When I eventually studied voice myself, I made an attempt to get Mother's voice unbottled, but it didn't work. The damage had been done, and her voice continued to sound like bottled tears. Mother was overjoyed that I wanted to sing, and began taking piano lessons again so that she would be able to accompany me ''in a professional manner.'' Sometimes she would practice her lessons in the evening when Dad was reading in the living room. He would always name her current piece after the book he was reading. Then when company came, he would suddenly demand, ''Fran, play 'The Years of the Locust,' '' or ''Fran, play 'The Earth Is the Lord's.' '' She of course never knew which piece he meant and would end up playing her entire repertoire till she hit it.

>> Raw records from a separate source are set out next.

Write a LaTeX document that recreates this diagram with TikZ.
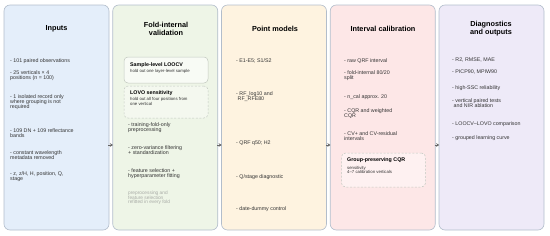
\documentclass[tikz,border=0pt]{standalone}
\usepackage{fontspec}
\setmainfont{Liberation Sans}
\usetikzlibrary{arrows.meta}
\definecolor{pborder}{HTML}{B2BDCB}
\definecolor{fillA}{HTML}{E4EEFA}
\definecolor{fillB}{HTML}{EEF5E7}
\definecolor{fillC}{HTML}{FEF3E0}
\definecolor{fillD}{HTML}{FDE7E7}
\definecolor{fillE}{HTML}{EEEAF8}
\definecolor{txt}{HTML}{333333}
\definecolor{notegray}{HTML}{A8ABA6}
\definecolor{bborder}{HTML}{C2C8C0}
\begin{document}
\begin{tikzpicture}[x=1pt,y=-1pt,
  panel/.style={draw=pborder, line width=0.6pt, rounded corners=6pt, minimum width=105pt, minimum height=225pt, inner sep=0pt},
  ttl/.style={font=\bfseries\fontsize{7.3}{8}\selectfont, align=center, text=black, inner sep=0pt},
  itm/.style={anchor=north west, inner sep=0pt, align=left, font=\fontsize{5.3}{5.2}\selectfont, text=txt},
  boxttl/.style={anchor=north west, inner sep=0pt, font=\bfseries\fontsize{5.3}{5.3}\selectfont, text=black},
  boxtxt/.style={anchor=north west, inner sep=0pt, align=left, font=\fontsize{4.3}{4.4}\selectfont, text=txt},
  note/.style={anchor=north west, inner sep=0pt, align=left, font=\fontsize{4.8}{4.6}\selectfont, text=notegray},
  solidbox/.style={draw=bborder, line width=0.5pt, rounded corners=4pt, inner sep=0pt},
  dashbox/.style={draw=bborder, line width=0.5pt, dash pattern=on 2pt off 1.6pt, rounded corners=4pt, inner sep=0pt},
  conn/.style={draw=black!60, line width=0.5pt, -{Stealth[length=3pt,width=3.6pt]}}
]
\useasboundingbox (0,0) rectangle (550,236);

% panels
\node[panel, fill=fillA] (p1) at (56.5,117.5) {};
\node[panel, fill=fillB] (p2) at (165.25,117.5) {};
\node[panel, fill=fillC] (p3) at (274,117.5) {};
\node[panel, fill=fillD] (p4) at (382.75,117.5) {};
\node[panel, fill=fillE] (p5) at (491.5,117.5) {};

% connectors
\draw[conn] ([xshift=-1pt,yshift=-27.5pt]p1.east) -- ([xshift=0.5pt,yshift=-27.5pt]p2.west);
\draw[conn] ([xshift=-1pt,yshift=-27.5pt]p2.east) -- ([xshift=0.5pt,yshift=-27.5pt]p3.west);
\draw[conn] ([xshift=-1pt,yshift=-27.5pt]p3.east) -- ([xshift=0.5pt,yshift=-27.5pt]p4.west);
\draw[conn] ([xshift=-1pt,yshift=-27.5pt]p4.east) -- ([xshift=0.5pt,yshift=-27.5pt]p5.west);

% titles
\node[ttl] (t1) at (56.5,29) {Inputs};
\node[ttl] (t2) at (166,29) {Fold-internal\\validation};
\node[ttl] (t3) at (275,29) {Point models};
\node[ttl] (t4) at (383,29) {Interval calibration};
\node[ttl] (t5) at (491,29) {Diagnostics\\and outputs};

% inputs
\node[itm] (a1) at (10,58) {- 101 paired observations};
\node[itm] (a2) at (10,70) {- 25 verticals × 4\\positions (n = 100)};
\node[itm] (a3) at (10,94) {- 1 isolated record only\\where grouping is not\\required};
\node[itm] (a4) at (10,128) {- 109 DN + 109 reflectance\\bands};
\node[itm] (a5) at (10,150) {- constant wavelength\\metadata removed};
\node[itm] (a6) at (10,171) {- z, z/H, H, position, Q,\\stage};

% fold-internal validation
\node[solidbox, fill=white!60!fillB, minimum width=84pt, minimum height=26pt] (b1) at (166,70) {};
\node[boxttl] (b1t) at (130,62) {Sample-level LOOCV};
\node[boxtxt] (b1s) at (130,69) {hold out one layer-level sample};
\node[dashbox, fill=white!35!fillB, minimum width=84pt, minimum height=32pt] (b2) at (166,102) {};
\node[boxttl] (b2t) at (130,90) {LOVO sensitivity};
\node[boxtxt] (b2s) at (130,97.5) {hold out all four positions from\\one vertical};
\node[itm] (c1) at (128,122) {- training-fold-only\\preprocessing};
\node[itm] (c2) at (128,145) {- zero-variance filtering\\+ standardization};
\node[itm] (c3) at (128,168) {- feature selection +\\hyperparameter fitting};
\node[note] (c4) at (128,191) {preprocessing and\\feature selection\\refitted in every fold};

% point models
\node[itm] (d1) at (236,58) {- E1-E5; S1/S2};
\node[itm] (d2) at (236,91) {- RF\_log10 and\\\ RF\_RFE80};
\node[itm] (d3) at (236,141) {- QRF q50; H2};
\node[itm] (d4) at (236,174) {- Q/stage diagnostic};
\node[itm] (d5) at (236,206) {- date-dummy control};

% interval calibration
\node[itm] (e1) at (344,58) {- raw QRF interval};
\node[itm] (e2) at (344,70) {- fold-internal 80/20\\split};
\node[itm] (e3) at (344,94) {- n\_cal approx. 20};
\node[itm] (e4) at (344,108) {- CQR and weighted\\CQR};
\node[itm] (e5) at (344,131) {- CV+ and CV-residual\\intervals};
\node[dashbox, fill=white!40!fillD, minimum width=84pt, minimum height=34pt] (g1) at (383.5,170) {};
\node[boxttl] (g1t) at (347,157.5) {Group-preserving CQR};
\node[boxtxt] (g1s) at (347,166) {sensitivity\\4–7 calibration verticals};

% diagnostics
\node[itm] (f1) at (452,58) {- R2, RMSE, MAE};
\node[itm] (f2) at (452,70) {- PICP90, MPIW90};
\node[itm] (f3) at (452,85) {- high-SSC reliability};
\node[itm] (f4) at (452,98) {- vertical paired tests\\\ and NIR ablation};
\node[itm] (f5) at (452,121) {- LOOCV–LOVO comparison};
\node[itm] (f6) at (452,135) {- grouped learning curve};
\end{tikzpicture}
\end{document}
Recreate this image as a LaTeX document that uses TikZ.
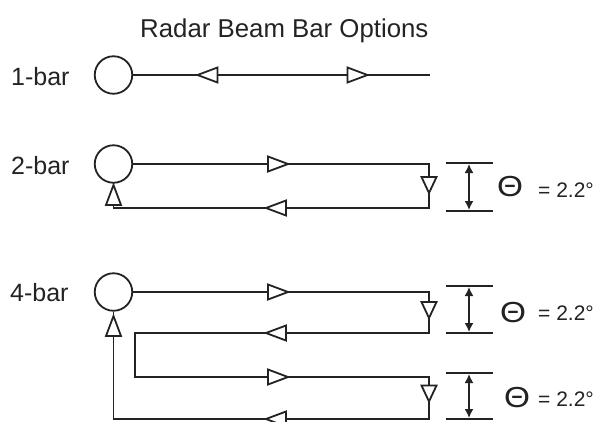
\documentclass[tikz,border=0pt]{standalone}
\usepackage{fontspec}
\setmainfont{Liberation Sans}
\usetikzlibrary{arrows.meta}
\definecolor{ink}{RGB}{35,35,35}
\begin{document}
\begin{tikzpicture}[x=1pt,y=-1pt,
  radar/.style={circle, draw=ink, line width=1.8pt, minimum size=37.5pt, inner sep=0pt},
  beam/.style={draw=ink, line width=1.8pt, line join=miter},
  dimline/.style={draw=ink, line width=1.8pt},
  dimarrow/.style={draw=ink, line width=1.6pt, {Latex[length=9pt,width=9pt]}-{Latex[length=9pt,width=9pt]}},
  lbl/.style={anchor=base west, inner sep=0pt, text=ink, font=\fontsize{25}{30}\selectfont},
  ttl/.style={anchor=base west, inner sep=0pt, text=ink, font=\fontsize{25.8}{30}\selectfont},
  theta/.style={anchor=center, inner sep=0pt, text=ink, font=\fontsize{29}{32}\selectfont, xscale=1.15, transform shape},
  val/.style={anchor=base west, inner sep=0pt, text=ink, font=\fontsize{21}{24}\selectfont},
  tri/.pic={\draw[draw=ink, fill=white, line width=1.8pt, line join=miter] (10,0) -- (-10,7.5) -- (-10,-7.5) -- cycle;},
  trid/.pic={\draw[draw=ink, fill=white, line width=1.8pt, line join=miter] (8,0) -- (-8,7.5) -- (-8,-7.5) -- cycle;}
]
\useasboundingbox[fill=white] (0,0) rectangle (601,421);

% title
\node[ttl] (title) at (140,37) {Radar Beam Bar Options};

% labels
\node[lbl] (l1) at (11,85) {1-bar};
\node[lbl] (l2) at (11,174) {2-bar};
\node[lbl] (l4) at (10,301) {4-bar};

% 1-bar
\node[radar] (c1) at (113.5,75) {};
\coordinate (e1) at (430,75);
\draw[beam] (c1) -- (e1);
\pic[rotate=180] at (207.5,75) {tri};
\pic at (357.5,75) {tri};

% 2-bar
\node[radar] (c2) at (113.5,164) {};
\coordinate (a2) at (429,164);
\coordinate (b2) at (429,208);
\coordinate (f2) at (113.5,208);
\draw[beam] (c2.east) -- (a2) -- (b2) -- (f2) -- (c2.south);
\pic at (278,164) {tri};
\pic[rotate=-90] at (429,185) {trid};
\pic[rotate=180] at (276,208) {tri};
\pic[rotate=90] at (113.5,195) {tri};

% 4-bar
\node[radar] (c4) at (113.5,292) {};
\coordinate (a4) at (429,292);
\coordinate (b4) at (429,333);
\coordinate (g4) at (135,333);
\coordinate (h4) at (135,377);
\coordinate (i4) at (429,377);
\coordinate (j4) at (429,419);
\coordinate (f4) at (113.5,419);
\draw[beam] (c4.east) -- (a4) -- (b4) -- (g4) -- (h4) -- (i4) -- (j4) -- (f4) -- (c4.south);
\pic at (278,292) {tri};
\pic[rotate=-90] at (429,310) {trid};
\pic[rotate=180] at (276,333) {tri};
\pic at (278,377) {tri};
\pic[rotate=-90] at (429,393.5) {trid};
\pic[rotate=180] at (276,419) {tri};
\pic[rotate=90] at (113.5,326) {tri};

% dimension marks 2-bar
\coordinate (d2tl) at (446,163); \coordinate (d2tr) at (493,163);
\coordinate (d2bl) at (446,211); \coordinate (d2br) at (493,211);
\coordinate (d2at) at (469,164); \coordinate (d2ab) at (469,210);
\draw[dimline] (d2tl) -- (d2tr);
\draw[dimline] (d2bl) -- (d2br);
\draw[dimarrow] (d2at) -- (d2ab);
\node[theta] (th2) at (510,187) {Θ};
\node[val] (v2) at (538,197) {= 2.2°};

% dimension marks 4-bar (first)
\coordinate (d4tl) at (446,286); \coordinate (d4tr) at (493,286);
\coordinate (d4bl) at (446,333); \coordinate (d4br) at (493,333);
\coordinate (d4at) at (469,287); \coordinate (d4ab) at (469,332);
\draw[dimline] (d4tl) -- (d4tr);
\draw[dimline] (d4bl) -- (d4br);
\draw[dimarrow] (d4at) -- (d4ab);
\node[theta] (th4a) at (513,313) {Θ};
\node[val] (v4a) at (538,320) {= 2.2°};

% dimension marks 4-bar (second)
\coordinate (d5tl) at (446,373); \coordinate (d5tr) at (493,373);
\coordinate (d5bl) at (446,419); \coordinate (d5br) at (493,419);
\coordinate (d5at) at (469,374); \coordinate (d5ab) at (469,418);
\draw[dimline] (d5tl) -- (d5tr);
\draw[dimline] (d5bl) -- (d5br);
\draw[dimarrow] (d5at) -- (d5ab);
\node[theta] (th4b) at (517,398) {Θ};
\node[val] (v4b) at (538,406) {= 2.2°};
\end{tikzpicture}
\end{document}
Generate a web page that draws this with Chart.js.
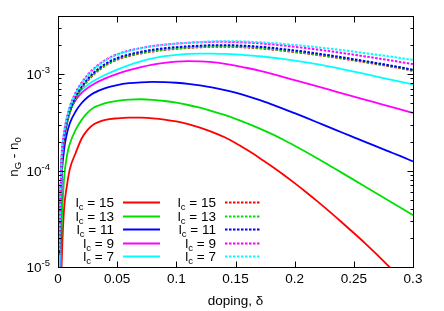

As well as being an ardent amateur musician, Mother was a great patriot. Every Fourth of July she would seat herself at the piano and play a thundering rendition of ''The Star-Spangled Banner.'' Ruth and I would always protest, but she would ignore us grandly and continue triumphantly to the end.

Well into her 70s Mother would occasionally sit down at the piano and toss off one of her jolly tunes, or play and sing some hymns. I began to truly appreciate her talent as I grew older and now look back on it as one of the glories of growing up: Mother singing sad songs in a dark voice, Mother playing sprightly melodies with a firm touch on the piano, and, yes, even Mother playing ''The Star-Spangled Banner'' on the Fourth of July.